When I was a kid and gaga for RPGs of any kind, there wasn't "JRPGs" and "Western RPGs" - nobody said that, there was just "Console RPGs" and "PC RPGs". Implicit in this, if you knew enough, was that Console RPGs were JRPGs, and PC RPGs were Western RPGs, simply because Japanese software devs almost exclusively designed for home consoles (themselves, manufactured by Japanese companies), and Western software devs almost exclusively made their RPGs for PC (themselves, mostly the purview of Silicon Valley). But it's only implicit if you knew enough about how the sausage was made; to a kid like me who didn't even realize that console games mostly came from Japan, all these games were just... games. No need to gender them with nationalities. There was a big schism after Wizardry, and the two schools of RPG making went in divergent paths for many generations. If you didn't mix ecosystems and stayed loyal to just console gaming or PC, you wouldn't even necessarily know there was a difference. And for their part, Japanese companies went to great lengths to hide the fact that you're paying Japanese companies for things, because at that time, racism and paranoia against Asians and imported Asian goods was at an all-time high.

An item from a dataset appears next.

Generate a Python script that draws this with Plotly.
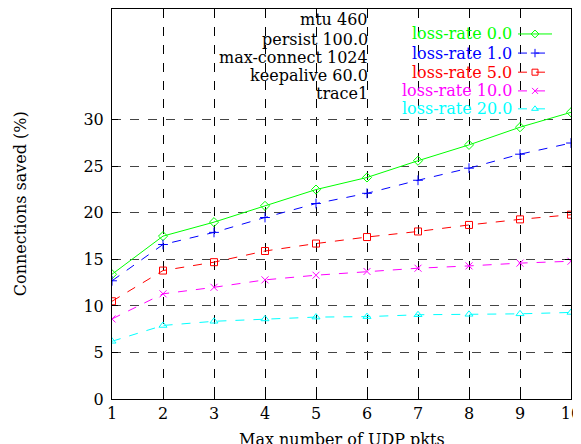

Then comes the Xbox-360/PS3 era, where Western devs decided to defect and port their games to consoles en masse, and Microsoft started paying bounties for Japanese companies to make games exclusively for their platform. Suddenly, all RPGs are now Console RPGs, and we need a new way to differentiate between the games that followed the Dragon Quest branch on the family tree, versus the ones that followed after Ultima and Bard's Tale, etc. And because humanity is awful, everyone defaulted onto a nationalistic/racial way of dividing and classifying games. Which honestly, I find intensely problematic. Just calling things "Western" versus something Other is fraught with the baggage of centuries of racism and colonialism. Suddenly, games all of us grew up with thinking of as ours and as normal, are suddenly being given Othering labels. They're Japanese games, and PC games are now our games - "Western" games. There is probably a really good master's thesis in here dissecting the tonal shift in how games out of Japan are discussed - like statistically analyzing how much more often derogatory, othering language got used in the 360 era and beyond when discussing games originating from other cultures in say, games media.
It's one of those things where the average person doesn't really think it's weird or wrong to make this kind of division. Because there's just an obvious difference and everybody intrinsically knows it. Asian-Americans know that thought process though, it's the same thought process that the Supreme Court used to perpetuate institutional discrimination against us. (see: Ozawa vs the United States) Labels matter, and affect how we perceive and experience things, with centuries of meaning and baggage imbued into words.
And even if you disagree with this entire screed, it just increasingly doesn't make sense anymore. There's a multitude of Western devs that grew up playing Console RPGs and have decided to take them as their primary influence when designing their own. And this trend isn't just the West aping Japan, it's a proper cultural exchange where tons of Japanese devs are implementing all kinds of influences from Western games into theirs. Just like how rigid genre definitions like TRPG/SRPG/Action RPG are all completely obsolete, so too is the title JRPG. When Western devs without a single Japanese person on their staff, Nikkei or otherwise, decides to call their game a Japanese RPG, what's even the point of that differentiation then? Can't we think of better ways to talk about our games that don't use Othering language?